While following the KYC compliance regulations, companies are mandated to execute Customer Identification Procedures in order to verify the identity of their customers. This process is conducted to determine whether the user is being truthful about their identity, documents, and the business they are involved in.
In many cases, individuals consider both terms: KYC and CIP as related terms and are often used substitutable. Yet, they are quite different from one another. Therefore, it is essential to understand the difference between the two terms and how the customer identification procedure in KYC is done in financial sectors to make these companies compliant.
What are Customer Identification Procedures?
Customer identification procedures, also known as customer identification programs or CIPs, are the regulatory measures that financial organisations and other businesses are obliged to follow in order to verify their customers’ identities. CIP is one of the steps of the Know Your Customer procedure. The purpose of this process is to prevent financial crimes such as money laundering or identity theft.
CIPs involve gathering and verification of user information including customer name, home address, date of birth, ID card, and other information. This data is acquired by financial companies to assess the risk level associated with the client and keep track of their transactional activities.
However, the customer identification procedure in KYC varies as per the type of customer, risk levels, and the firm they are connected with. For instance, if a customer submits an application to a banking firm for a personal account opening, the CIP would be different from the individual who applied for a business account opening.
In several regions, some banking industries may also need to verify the identity of the beneficial owner, who owns or manages the business where the customer works. Well, CIP is one of the vital elements of the KYC regulatory framework to fight against financial crimes. It helps businesses to keep track of any illicit financial activities and assess the risk levels of onboarded customers. Customer identification procedures also allow financial firms to maintain their market repute and sustain trust in their clients.
How does CIP Differ from KYC?
Although the Customer Identification Procedures and Know Your Customer process are related to each other, both concepts are pretty distinct. These both procedures are conducted in the domain of anti-money laundering and counter-terrorism financing compliance.
Well, KYC is a broader concept that involves a wide range of processes. This framework is explicitly designed to prevent fin-crimes such as money laundering or financing terrorism. On the other hand, the customer identification process is one of the steps of the KYC procedure that is used to verify the identity of new customers before onboarding them. Nonetheless, KYC not only involved CIP, but Customer Due Diligence (CDD), continuous monitoring, and risk assessment as well. The main objective of implementing KYC guidelines in financial businesses is to make them compliant with the AML and CFT regulations.
Requirements for Customer Identification Procedure in KYC
In order to remain compliant with the KYC regulations, financial organisations need to follow and maintain applicable customer identification procedures to verify the identity of the customer. However, the current requirements for CIP were modified according to the laws of the USA Patriot Act. It required banks, insurance companies, and other financial institutions to execute proper and in-depth customer identification processes as per the size and industry of the business.

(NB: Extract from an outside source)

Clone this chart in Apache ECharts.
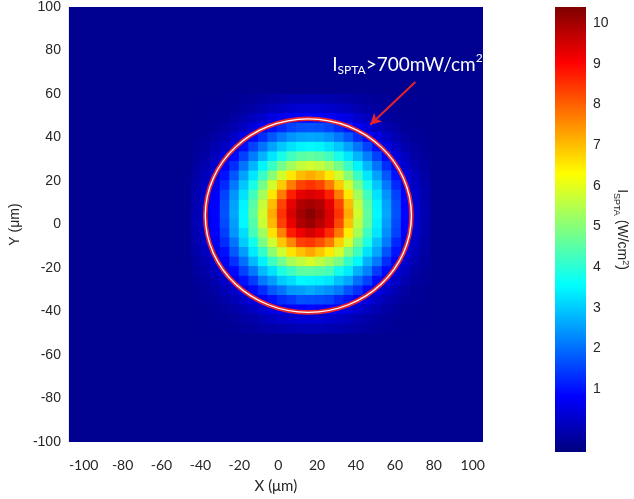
<!DOCTYPE html>
<html><head><meta charset="utf-8">
<script src="https://cdn.jsdelivr.net/npm/echarts@6/dist/echarts.min.js"></script>
<style>html,body{margin:0;padding:0;background:#fff}#c{width:634px;height:499px}</style>
</head><body><div id="c"></div>
<script>
// cell centres (μm)
const xCenters = [-42.3,-37.4,-32.5,-27.6,-22.7,-17.8,-12.9,-8.0,-3.1,1.8,6.7,11.6,16.5,21.4,26.3,31.2,36.1,41.0,45.9,50.8,55.7,60.6,65.5,70.4,75.3];
const yCenters = [57.8,53.4,49.0,44.6,40.2,35.8,31.4,27.0,22.6,18.2,13.8,9.4,5.0,0.6,-3.8,-8.2,-12.6,-17.0,-21.4,-25.8,-30.2,-34.6,-39.0,-43.4,-47.8];
// ISPTA (W/cm2), rows top -> bottom
const intensity = [
[-0.35,-0.35,-0.35,-0.33,-0.3,-0.28,-0.26,-0.2,-0.15,-0.09,-0.04,-0.01,0.0,-0.01,-0.04,-0.09,-0.15,-0.2,-0.26,-0.28,-0.3,-0.33,-0.35,-0.35,-0.35],
[-0.35,-0.35,-0.33,-0.3,-0.28,-0.2,-0.13,-0.02,0.1,0.2,0.28,0.34,0.35,0.34,0.28,0.2,0.1,-0.02,-0.13,-0.2,-0.28,-0.3,-0.33,-0.35,-0.35],
[-0.35,-0.33,-0.3,-0.27,-0.17,-0.05,0.12,0.28,0.49,0.63,0.76,0.82,0.85,0.82,0.76,0.63,0.49,0.28,0.12,-0.05,-0.17,-0.27,-0.3,-0.33,-0.35],
[-0.33,-0.3,-0.27,-0.16,-0.01,0.2,0.45,0.72,1.0,1.25,1.5,1.65,1.7,1.65,1.5,1.25,1.0,0.72,0.45,0.2,-0.01,-0.16,-0.27,-0.3,-0.33],
[-0.3,-0.28,-0.17,-0.01,0.22,0.55,0.9,1.3,1.75,2.1,2.4,2.55,2.6,2.55,2.4,2.1,1.75,1.3,0.9,0.55,0.22,-0.01,-0.17,-0.28,-0.3],
[-0.28,-0.2,-0.05,0.2,0.55,0.95,1.5,2.05,2.55,2.95,3.25,3.45,3.5,3.45,3.25,2.95,2.55,2.05,1.5,0.95,0.55,0.2,-0.05,-0.2,-0.28],
[-0.26,-0.13,0.12,0.45,0.9,1.5,2.15,2.75,3.3,3.8,4.25,4.5,4.6,4.5,4.25,3.8,3.3,2.75,2.15,1.5,0.9,0.45,0.12,-0.13,-0.26],
[-0.2,-0.02,0.28,0.72,1.3,2.05,2.75,3.45,4.15,4.8,5.3,5.65,5.8,5.65,5.3,4.8,4.15,3.45,2.75,2.05,1.3,0.72,0.28,-0.02,-0.2],
[-0.15,0.1,0.49,1.0,1.75,2.55,3.3,4.15,5.0,5.8,6.55,7.0,7.2,7.0,6.55,5.8,5.0,4.15,3.3,2.55,1.75,1.0,0.49,0.1,-0.15],
[-0.09,0.2,0.63,1.25,2.1,2.95,3.8,4.8,5.8,6.85,7.7,8.3,8.5,8.3,7.7,6.85,5.8,4.8,3.8,2.95,2.1,1.25,0.63,0.2,-0.09],
[-0.04,0.28,0.76,1.5,2.4,3.25,4.25,5.3,6.55,7.7,8.7,9.3,9.45,9.3,8.7,7.7,6.55,5.3,4.25,3.25,2.4,1.5,0.76,0.28,-0.04],
[-0.01,0.34,0.82,1.65,2.55,3.45,4.5,5.65,7.0,8.3,9.3,9.85,10.0,9.85,9.3,8.3,7.0,5.65,4.5,3.45,2.55,1.65,0.82,0.34,-0.01],
[0.0,0.35,0.85,1.7,2.6,3.5,4.6,5.8,7.2,8.5,9.45,10.0,10.3,10.0,9.45,8.5,7.2,5.8,4.6,3.5,2.6,1.7,0.85,0.35,0.0],
[0.02,0.36,0.84,1.62,2.5,3.5,4.45,5.7,7.05,8.35,9.25,9.9,10.1,9.8,9.35,8.25,6.95,5.6,4.55,3.4,2.5,1.6,0.8,0.33,-0.02],
[-0.02,0.3,0.78,1.48,2.42,3.2,4.3,5.25,6.6,7.65,8.75,9.2,9.5,9.25,8.6,7.75,6.5,5.35,4.2,3.3,2.35,1.52,0.74,0.27,-0.05],
[-0.07,0.22,0.64,1.28,2.05,3.0,3.75,4.85,5.75,6.9,7.6,8.35,8.45,8.2,7.75,6.8,5.85,4.75,3.85,2.9,2.12,1.22,0.62,0.19,-0.1],
[-0.12,0.12,0.5,0.97,1.78,2.5,3.35,4.1,5.05,5.75,6.6,6.95,7.25,6.9,6.5,5.85,4.95,4.2,3.25,2.6,1.72,1.02,0.47,0.09,-0.16],
[-0.18,0.0,0.3,0.7,1.32,2.0,2.8,3.4,4.2,4.75,5.35,5.6,5.85,5.6,5.25,4.85,4.1,3.5,2.7,2.1,1.28,0.74,0.27,-0.03,-0.21],
[-0.24,-0.1,0.14,0.48,0.88,1.52,2.1,2.8,3.25,3.85,4.2,4.55,4.55,4.45,4.3,3.75,3.35,2.7,2.2,1.45,0.92,0.44,0.13,-0.14,-0.26],
[-0.27,-0.18,-0.02,0.23,0.53,0.97,1.45,2.1,2.5,3.0,3.2,3.5,3.45,3.4,3.3,2.9,2.6,2.0,1.52,0.93,0.57,0.21,-0.05,-0.2,-0.28],
[-0.3,-0.26,-0.14,0.02,0.25,0.53,0.92,1.27,1.78,2.05,2.45,2.5,2.65,2.5,2.35,2.15,1.7,1.33,0.88,0.56,0.23,0.0,-0.16,-0.27,-0.3],
[-0.32,-0.28,-0.24,-0.12,0.02,0.24,0.46,0.74,0.98,1.28,1.45,1.68,1.65,1.62,1.53,1.22,1.02,0.7,0.47,0.22,0.0,-0.15,-0.26,-0.3,-0.33],
[-0.35,-0.32,-0.28,-0.24,-0.13,0.0,0.15,0.3,0.5,0.61,0.78,0.83,0.88,0.84,0.76,0.65,0.47,0.31,0.14,-0.03,-0.15,-0.26,-0.3,-0.33,-0.35],
[-0.35,-0.35,-0.32,-0.28,-0.25,-0.15,-0.08,0.03,0.14,0.24,0.3,0.36,0.38,0.36,0.3,0.22,0.12,0.0,-0.1,-0.18,-0.26,-0.3,-0.33,-0.35,-0.35],
[-0.35,-0.35,-0.35,-0.33,-0.3,-0.26,-0.22,-0.15,-0.1,-0.04,0.0,0.03,0.04,0.03,0.0,-0.05,-0.1,-0.15,-0.2,-0.26,-0.3,-0.33,-0.35,-0.35,-0.35]
];
const xTickValues = [-100,-80,-60,-40,-20,0,20,40,60,80,100];
const cbTickValues = [1,2,3,4,5,6,7,8,9,10];
const cbRange = [-0.55, 10.4];
const contour700 = [[15.5, 4.1, 53.0, 44.5]];   // centre x, centre y, radius x, radius y (μm)
const arrowFrom = [70.5, 65.5];
const arrowTo = [47.3, 45.9];
const labelAt = [[27.8, 73.6]];

const cellW = 4.9, cellH = 4.4;
const jet = ['#00007F','#0000FF','#0080FF','#00FFFF','#80FF80','#FFFF00','#FF8000','#FF0000','#7F0000'];

const heatData = [];
for (let r = 0; r < yCenters.length; r++)
  for (let c = 0; c < xCenters.length; c++)
    heatData.push([xCenters[c], yCenters[r], intensity[r][c]]);

const chart = echarts.init(document.getElementById('c'), null, {renderer: 'canvas'});
const txt = '#262626';
const option = {
  animation: false,
  backgroundColor: '#ffffff',
  grid: [
    {left: 61, top: 7, width: 422, height: 441, show: true, backgroundColor: '#000091', borderWidth: 0},
    {left: 555, top: 7, width: 31, height: 445}
  ],
  xAxis: [
    {gridIndex: 0, type: 'value', min: -107.6, max: 105.3,
     axisLine: {show: false}, axisTick: {show: false}, splitLine: {show: false},
     axisLabel: {customValues: xTickValues, fontFamily: 'Lato', fontSize: 14, color: txt, margin: 16},
     name: 'X (μm)', nameLocation: 'middle', nameGap: 37,
     nameTextStyle: {fontFamily: 'Lato', fontSize: 15, color: txt}},
    {gridIndex: 1, type: 'value', min: 0, max: 1, show: false}
  ],
  yAxis: [
    {gridIndex: 0, type: 'value', min: -100, max: 100, interval: 20,
     axisLine: {show: false}, axisTick: {show: false}, splitLine: {show: false},
     axisLabel: {fontFamily: 'Liberation Sans', fontSize: 14, color: txt, margin: 8},
     name: 'Y (μm)', nameLocation: 'middle', nameGap: 37, nameRotate: 90,
     nameTextStyle: {fontFamily: 'Liberation Sans', fontSize: 14, color: txt}},
    {gridIndex: 1, type: 'value', min: cbRange[0], max: cbRange[1], position: 'right',
     axisLine: {show: false}, splitLine: {show: false}, axisTick: {show: false},
     axisLabel: {customValues: cbTickValues, fontFamily: 'Liberation Sans', fontSize: 14, color: txt, margin: 7},
     name: '{a|I}{b|SPTA}{a| (W/cm}{c|2}{a|)}', nameLocation: 'middle', nameGap: 19, nameRotate: -90,
     nameTextStyle: {rich: {
       a: {fontFamily: 'Liberation Sans', fontSize: 14, color: txt, lineHeight: 18},
       b: {fontFamily: 'Liberation Sans', fontSize: 9, color: txt, lineHeight: 10, verticalAlign: 'bottom'},
       c: {fontFamily: 'Liberation Sans', fontSize: 9, color: txt, lineHeight: 10, verticalAlign: 'top'}
     }}}
  ],
  visualMap: {show: false, type: 'continuous', min: cbRange[0], max: cbRange[1], dimension: 2, seriesIndex: 0,
              inRange: {color: jet}},
  series: [
    {type: 'custom', xAxisIndex: 0, yAxisIndex: 0, data: heatData, encode: {x: 0, y: 1}, clip: true,
     renderItem: function (params, api) {
       const p = api.coord([api.value(0) - cellW / 2, api.value(1) + cellH / 2]);
       const s = api.size([cellW, cellH]);
       return {type: 'rect', shape: {x: p[0], y: p[1], width: s[0] + 0.6, height: s[1] + 0.6},
               style: {fill: api.visual('color')}};
     }},
    {type: 'custom', xAxisIndex: 0, yAxisIndex: 0, data: contour700, encode: {x: 0, y: 1}, silent: true,
     renderItem: function (params, api) {
       const c = api.coord([api.value(0), api.value(1)]);
       const s = api.size([api.value(2), api.value(3)]);
       const sh = {cx: c[0], cy: c[1], rx: s[0], ry: s[1]};
       return {type: 'group', children: [
         {type: 'ellipse', shape: sh, style: {fill: null, stroke: '#E5232D', lineWidth: 4.6}},
         {type: 'ellipse', shape: sh, style: {fill: null, stroke: '#FFFFFF', lineWidth: 1.3}}
       ]};
     },
     markLine: {silent: true, symbol: ['none', 'arrow'], symbolSize: [9, 11], animation: false,
       lineStyle: {color: '#E5232D', width: 2, type: 'solid'}, label: {show: false},
       data: [[{coord: arrowFrom}, {coord: arrowTo}]]}},
    {type: 'custom', xAxisIndex: 0, yAxisIndex: 0, data: labelAt, encode: {x: 0, y: 1}, silent: true, clip: false,
     renderItem: function (params, api) {
       const p = api.coord([api.value(0), api.value(1)]);
       return {type: 'text', x: p[0], y: p[1], style: {
         text: '{a|I}{b|SPTA}{a|>700mW/cm}{c|2}', align: 'left', verticalAlign: 'middle', fill: '#fff',
         rich: {
           a: {fontFamily: 'Lato', fontSize: 19, fill: '#fff', lineHeight: 24},
           b: {fontFamily: 'Lato', fontSize: 12, fill: '#fff', lineHeight: 12, verticalAlign: 'bottom'},
           c: {fontFamily: 'Lato', fontSize: 12, fill: '#fff', lineHeight: 14, verticalAlign: 'top'}
         }}};
     }},
    {type: 'custom', xAxisIndex: 1, yAxisIndex: 1, data: [[0, cbRange[0], cbRange[1]]], encode: {x: 0, y: 1}, silent: true,
     renderItem: function (params, api) {
       const top = api.coord([0, api.value(2)]);
       const bot = api.coord([1, api.value(1)]);
       return {type: 'rect', shape: {x: top[0], y: top[1], width: bot[0] - top[0], height: bot[1] - top[1]},
         style: {fill: {type: 'linear', x: 0, y: 1, x2: 0, y2: 0,
           colorStops: jet.map((c, i) => ({offset: i / (jet.length - 1), color: c}))}}};
     }}
  ]
};
chart.setOption(option);
</script></body></html>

However, the CIP procedures for banks and other financial organisations involve five simple steps to identify and verify customer identification for successful onboarding.
i. Gathering of User Information
The customer needs to provide personal information such as their name, address, date of birth, and taxpayer ID number. Other than this, the user also needs to provide a government-issued ID card number along with a photo for identity proof.
ii. Verification of Collected Data
Once the user information has been collected by the bank or any financial firm, it is verified to verify the identity of the customer. Yet, in online platforms or digital KYC, the customer identity is verified through video interaction or by comparing the provided document with the information on the database.
iii. Comparison with Government Database
In order to make sure that the client is not included in the sanctions list, has connections with PEPs, or is involved in any suspicious activities, this information is further investigated by comparing the data with the information available in the database of the government agency.
iv. Documentation Process
However, during the customer identification procedure, the documentation process is necessary for keeping and maintaining records of the obtained information. This process involves identifying the data, details of each provided document for identity verification, description of methods, and results of the procedures. Not only this, but it also involves a description of the resolving measures taken for substantive disparity during the customer identification process.
v. Data Record Keeping
Once the customer data is acquired and verified, financial companies record this data for at least the next five years after the client closed his account or any service. After five years, the account is permanently closed or suspended.
Getting compliant with customer identification procedures in KYC is not mandatory for every industry. However, several challenges are emerging since transactions have shifted towards digital platforms. While operating in an electronic environment, financial organisations must not depend on the customers wholly. They must conduct some additional processes to verify customer identity during the onboarding journey.
However, CIP is one of the steps of KYC frameworks which needs to be fulfilled before employing a new customer. Therefore, if you hold any financial firm, it is crucial to verify your user identity to prevent any fraudulent activities in the future.
Frequently Asked Questions
Essentially, the CIP procedures for banks and other financial institutions involve two basic steps. The first one is to collect information from the customer. And the second step is to verify the acquired data.
CIP and KYC are typically considered the same term, but they’re not. CIP is basically essential for business operations that involve verifying customer information. However, KYC is a broader concept, which is integrated to prevent financial crimes. CIP is one of the components of KYC.